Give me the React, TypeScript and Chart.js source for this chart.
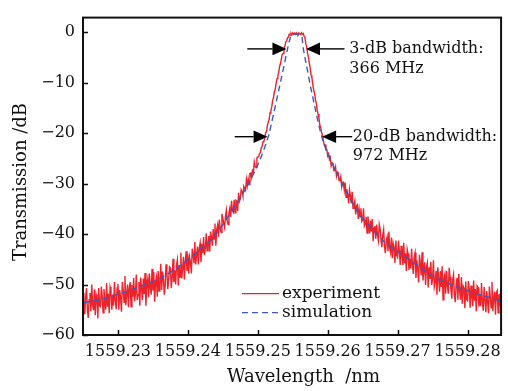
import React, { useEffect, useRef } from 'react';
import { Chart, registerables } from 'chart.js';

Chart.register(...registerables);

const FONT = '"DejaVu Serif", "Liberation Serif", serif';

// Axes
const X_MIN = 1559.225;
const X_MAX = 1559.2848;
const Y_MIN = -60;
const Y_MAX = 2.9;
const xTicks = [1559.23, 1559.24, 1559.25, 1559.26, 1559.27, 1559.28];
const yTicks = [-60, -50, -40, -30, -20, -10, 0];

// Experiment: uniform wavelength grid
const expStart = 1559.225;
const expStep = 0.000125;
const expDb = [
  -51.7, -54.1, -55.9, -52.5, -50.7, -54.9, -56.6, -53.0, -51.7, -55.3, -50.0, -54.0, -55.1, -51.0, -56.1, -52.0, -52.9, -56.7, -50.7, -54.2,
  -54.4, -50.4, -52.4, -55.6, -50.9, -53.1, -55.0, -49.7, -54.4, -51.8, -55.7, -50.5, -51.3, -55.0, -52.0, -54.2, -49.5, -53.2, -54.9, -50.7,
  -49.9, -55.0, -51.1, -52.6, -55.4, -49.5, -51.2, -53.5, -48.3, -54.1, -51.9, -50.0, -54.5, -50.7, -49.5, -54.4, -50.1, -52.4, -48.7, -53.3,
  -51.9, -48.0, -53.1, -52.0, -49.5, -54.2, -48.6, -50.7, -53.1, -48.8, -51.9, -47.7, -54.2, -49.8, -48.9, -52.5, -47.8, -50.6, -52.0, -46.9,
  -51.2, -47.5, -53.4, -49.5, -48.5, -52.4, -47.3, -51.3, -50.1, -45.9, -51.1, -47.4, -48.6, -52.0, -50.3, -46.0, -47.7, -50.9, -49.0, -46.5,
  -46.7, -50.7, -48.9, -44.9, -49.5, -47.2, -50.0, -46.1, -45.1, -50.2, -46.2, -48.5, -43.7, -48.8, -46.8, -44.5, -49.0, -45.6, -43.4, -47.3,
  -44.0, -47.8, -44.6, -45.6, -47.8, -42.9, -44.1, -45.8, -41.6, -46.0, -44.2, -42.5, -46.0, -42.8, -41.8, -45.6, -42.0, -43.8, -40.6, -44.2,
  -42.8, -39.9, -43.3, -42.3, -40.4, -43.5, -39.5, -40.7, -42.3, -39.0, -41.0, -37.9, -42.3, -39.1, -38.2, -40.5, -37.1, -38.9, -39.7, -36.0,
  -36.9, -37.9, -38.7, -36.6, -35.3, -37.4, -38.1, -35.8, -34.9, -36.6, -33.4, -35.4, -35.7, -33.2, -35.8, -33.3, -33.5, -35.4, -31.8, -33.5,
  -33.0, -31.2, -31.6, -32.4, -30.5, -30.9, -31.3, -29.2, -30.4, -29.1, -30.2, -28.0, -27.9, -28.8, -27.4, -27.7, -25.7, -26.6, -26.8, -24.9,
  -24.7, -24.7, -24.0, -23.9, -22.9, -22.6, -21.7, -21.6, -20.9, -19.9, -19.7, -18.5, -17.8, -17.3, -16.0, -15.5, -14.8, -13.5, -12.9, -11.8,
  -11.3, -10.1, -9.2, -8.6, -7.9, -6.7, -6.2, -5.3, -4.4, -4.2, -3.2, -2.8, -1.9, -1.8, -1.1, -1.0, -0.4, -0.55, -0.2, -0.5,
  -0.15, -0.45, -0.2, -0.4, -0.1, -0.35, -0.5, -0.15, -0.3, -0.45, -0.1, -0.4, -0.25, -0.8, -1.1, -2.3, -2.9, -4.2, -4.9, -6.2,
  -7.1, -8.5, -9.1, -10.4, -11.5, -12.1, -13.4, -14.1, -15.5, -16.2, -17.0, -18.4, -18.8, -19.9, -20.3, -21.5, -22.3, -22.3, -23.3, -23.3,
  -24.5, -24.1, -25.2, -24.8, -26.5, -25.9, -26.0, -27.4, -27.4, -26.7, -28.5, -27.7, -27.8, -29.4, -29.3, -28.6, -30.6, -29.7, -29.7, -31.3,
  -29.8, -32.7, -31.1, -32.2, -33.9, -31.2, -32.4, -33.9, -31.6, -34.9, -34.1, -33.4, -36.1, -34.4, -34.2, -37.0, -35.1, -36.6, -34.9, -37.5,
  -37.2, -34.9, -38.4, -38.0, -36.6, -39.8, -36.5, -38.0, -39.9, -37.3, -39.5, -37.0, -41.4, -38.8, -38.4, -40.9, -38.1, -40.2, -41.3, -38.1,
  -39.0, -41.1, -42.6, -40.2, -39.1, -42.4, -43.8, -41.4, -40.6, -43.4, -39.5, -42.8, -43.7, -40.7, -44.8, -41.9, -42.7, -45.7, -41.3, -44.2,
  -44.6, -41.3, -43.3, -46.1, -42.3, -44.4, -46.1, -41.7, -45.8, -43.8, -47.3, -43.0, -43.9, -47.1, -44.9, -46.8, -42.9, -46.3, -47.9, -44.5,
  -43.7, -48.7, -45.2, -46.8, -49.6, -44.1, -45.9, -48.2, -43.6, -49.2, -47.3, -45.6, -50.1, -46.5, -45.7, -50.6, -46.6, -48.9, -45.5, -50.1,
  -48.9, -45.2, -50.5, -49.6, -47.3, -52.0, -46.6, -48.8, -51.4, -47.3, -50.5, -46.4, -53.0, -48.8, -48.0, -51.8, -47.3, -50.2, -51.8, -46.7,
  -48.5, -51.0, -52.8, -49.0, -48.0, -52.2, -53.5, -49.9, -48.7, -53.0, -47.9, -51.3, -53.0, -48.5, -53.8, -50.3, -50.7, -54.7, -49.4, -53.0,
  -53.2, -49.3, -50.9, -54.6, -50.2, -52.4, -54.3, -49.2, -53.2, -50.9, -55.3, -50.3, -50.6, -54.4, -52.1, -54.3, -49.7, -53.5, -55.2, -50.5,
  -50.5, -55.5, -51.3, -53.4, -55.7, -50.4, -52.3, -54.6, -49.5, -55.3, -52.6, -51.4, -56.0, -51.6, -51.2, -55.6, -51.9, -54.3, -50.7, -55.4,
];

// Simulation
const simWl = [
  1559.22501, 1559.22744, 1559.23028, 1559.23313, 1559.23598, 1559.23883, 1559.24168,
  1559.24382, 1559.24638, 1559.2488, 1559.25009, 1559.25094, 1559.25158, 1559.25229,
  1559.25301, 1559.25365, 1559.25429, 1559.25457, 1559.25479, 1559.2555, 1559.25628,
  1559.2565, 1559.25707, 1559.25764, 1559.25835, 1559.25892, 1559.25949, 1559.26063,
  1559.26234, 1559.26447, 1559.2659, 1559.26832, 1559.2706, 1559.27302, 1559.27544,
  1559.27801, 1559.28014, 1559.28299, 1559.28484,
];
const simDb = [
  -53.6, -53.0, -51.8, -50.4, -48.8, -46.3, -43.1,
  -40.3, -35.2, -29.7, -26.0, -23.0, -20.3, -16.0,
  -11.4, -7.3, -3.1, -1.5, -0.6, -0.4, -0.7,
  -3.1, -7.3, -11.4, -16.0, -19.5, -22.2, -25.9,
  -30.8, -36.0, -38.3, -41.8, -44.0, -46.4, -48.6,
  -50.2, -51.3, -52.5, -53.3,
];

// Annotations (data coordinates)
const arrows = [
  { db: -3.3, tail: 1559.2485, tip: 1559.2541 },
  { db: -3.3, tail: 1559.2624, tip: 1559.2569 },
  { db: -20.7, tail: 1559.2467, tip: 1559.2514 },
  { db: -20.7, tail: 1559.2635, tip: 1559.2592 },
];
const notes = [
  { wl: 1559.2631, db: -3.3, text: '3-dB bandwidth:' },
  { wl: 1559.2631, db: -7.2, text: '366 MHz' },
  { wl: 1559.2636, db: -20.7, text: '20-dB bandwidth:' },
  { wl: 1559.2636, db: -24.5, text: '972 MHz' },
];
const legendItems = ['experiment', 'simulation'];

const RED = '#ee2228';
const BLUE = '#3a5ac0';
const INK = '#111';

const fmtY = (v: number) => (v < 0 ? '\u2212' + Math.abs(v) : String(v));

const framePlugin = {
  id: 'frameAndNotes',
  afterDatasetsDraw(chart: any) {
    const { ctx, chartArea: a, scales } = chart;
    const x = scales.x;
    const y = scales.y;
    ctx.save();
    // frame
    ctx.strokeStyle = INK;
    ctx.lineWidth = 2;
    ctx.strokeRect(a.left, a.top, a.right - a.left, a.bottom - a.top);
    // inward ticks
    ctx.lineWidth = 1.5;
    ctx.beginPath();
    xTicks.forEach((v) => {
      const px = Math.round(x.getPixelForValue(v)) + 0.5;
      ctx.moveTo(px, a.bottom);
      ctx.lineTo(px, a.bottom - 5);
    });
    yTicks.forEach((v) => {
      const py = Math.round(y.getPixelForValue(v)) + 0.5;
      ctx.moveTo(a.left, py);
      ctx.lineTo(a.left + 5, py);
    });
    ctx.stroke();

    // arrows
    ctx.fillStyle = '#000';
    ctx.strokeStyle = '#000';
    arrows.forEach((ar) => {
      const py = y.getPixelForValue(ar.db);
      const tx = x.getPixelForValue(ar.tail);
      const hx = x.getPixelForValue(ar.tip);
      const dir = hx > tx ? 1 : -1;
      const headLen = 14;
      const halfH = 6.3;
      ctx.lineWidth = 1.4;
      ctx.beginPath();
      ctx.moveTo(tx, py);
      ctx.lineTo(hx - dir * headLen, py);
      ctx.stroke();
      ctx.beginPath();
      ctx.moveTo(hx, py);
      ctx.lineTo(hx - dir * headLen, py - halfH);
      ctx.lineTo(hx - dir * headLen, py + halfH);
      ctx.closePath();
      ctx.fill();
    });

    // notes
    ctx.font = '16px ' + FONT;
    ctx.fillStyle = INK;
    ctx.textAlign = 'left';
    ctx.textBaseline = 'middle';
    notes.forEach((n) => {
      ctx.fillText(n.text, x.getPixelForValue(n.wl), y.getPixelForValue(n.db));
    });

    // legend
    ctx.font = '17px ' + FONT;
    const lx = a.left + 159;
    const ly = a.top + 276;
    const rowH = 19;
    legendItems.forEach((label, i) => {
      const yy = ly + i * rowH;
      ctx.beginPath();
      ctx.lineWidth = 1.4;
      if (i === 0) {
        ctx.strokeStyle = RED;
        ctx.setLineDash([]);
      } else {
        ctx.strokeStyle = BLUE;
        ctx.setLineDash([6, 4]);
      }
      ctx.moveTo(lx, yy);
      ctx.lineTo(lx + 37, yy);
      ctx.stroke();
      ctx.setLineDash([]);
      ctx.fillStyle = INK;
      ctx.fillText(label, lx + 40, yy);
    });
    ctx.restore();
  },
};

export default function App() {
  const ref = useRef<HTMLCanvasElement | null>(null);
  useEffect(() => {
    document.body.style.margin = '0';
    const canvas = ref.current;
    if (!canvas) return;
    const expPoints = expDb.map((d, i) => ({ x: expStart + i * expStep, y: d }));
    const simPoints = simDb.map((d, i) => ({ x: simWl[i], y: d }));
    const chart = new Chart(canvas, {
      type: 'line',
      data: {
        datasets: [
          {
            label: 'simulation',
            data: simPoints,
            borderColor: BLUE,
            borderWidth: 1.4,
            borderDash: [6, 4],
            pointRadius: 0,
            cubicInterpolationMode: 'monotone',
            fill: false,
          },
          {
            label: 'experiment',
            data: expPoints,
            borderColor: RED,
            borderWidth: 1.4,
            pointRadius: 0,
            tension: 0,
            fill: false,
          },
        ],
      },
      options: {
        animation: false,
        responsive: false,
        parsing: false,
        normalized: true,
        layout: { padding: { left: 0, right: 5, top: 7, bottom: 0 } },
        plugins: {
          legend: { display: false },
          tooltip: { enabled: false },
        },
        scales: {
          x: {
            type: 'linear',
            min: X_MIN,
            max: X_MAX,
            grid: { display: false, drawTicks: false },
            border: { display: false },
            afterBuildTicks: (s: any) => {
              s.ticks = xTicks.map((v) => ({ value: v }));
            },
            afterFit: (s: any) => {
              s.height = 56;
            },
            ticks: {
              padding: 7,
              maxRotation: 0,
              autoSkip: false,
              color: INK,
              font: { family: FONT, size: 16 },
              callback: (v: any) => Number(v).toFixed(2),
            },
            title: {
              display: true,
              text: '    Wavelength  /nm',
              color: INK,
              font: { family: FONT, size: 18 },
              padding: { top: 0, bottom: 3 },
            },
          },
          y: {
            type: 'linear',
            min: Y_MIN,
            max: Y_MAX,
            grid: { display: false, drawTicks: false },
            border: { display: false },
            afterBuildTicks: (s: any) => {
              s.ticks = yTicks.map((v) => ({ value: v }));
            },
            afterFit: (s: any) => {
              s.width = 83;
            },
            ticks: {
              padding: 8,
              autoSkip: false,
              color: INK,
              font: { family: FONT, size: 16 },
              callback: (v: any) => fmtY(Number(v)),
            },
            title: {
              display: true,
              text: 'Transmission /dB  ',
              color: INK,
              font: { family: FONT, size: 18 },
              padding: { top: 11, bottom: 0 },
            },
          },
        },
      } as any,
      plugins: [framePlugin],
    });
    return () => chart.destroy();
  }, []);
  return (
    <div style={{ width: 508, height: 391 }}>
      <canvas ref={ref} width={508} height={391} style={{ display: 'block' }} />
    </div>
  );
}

## Task directions
Write out exactly the opening lines of the data, stopping after the line that holds "const yTicks = [-60, -50, -40, -30, -20, -10, 0];". Exclude pictures.

## Solution
Give me the React, TypeScript and Chart.js source for this chart.
import React, { useEffect, useRef } from 'react';
import { Chart, registerables } from 'chart.js';

Chart.register(...registerables);

const FONT = '"DejaVu Serif", "Liberation Serif", serif';

// Axes
const X_MIN = 1559.225;
const X_MAX = 1559.2848;
const Y_MIN = -60;
const Y_MAX = 2.9;
const xTicks = [1559.23, 1559.24, 1559.25, 1559.26, 1559.27, 1559.28];
const yTicks = [-60, -50, -40, -30, -20, -10, 0];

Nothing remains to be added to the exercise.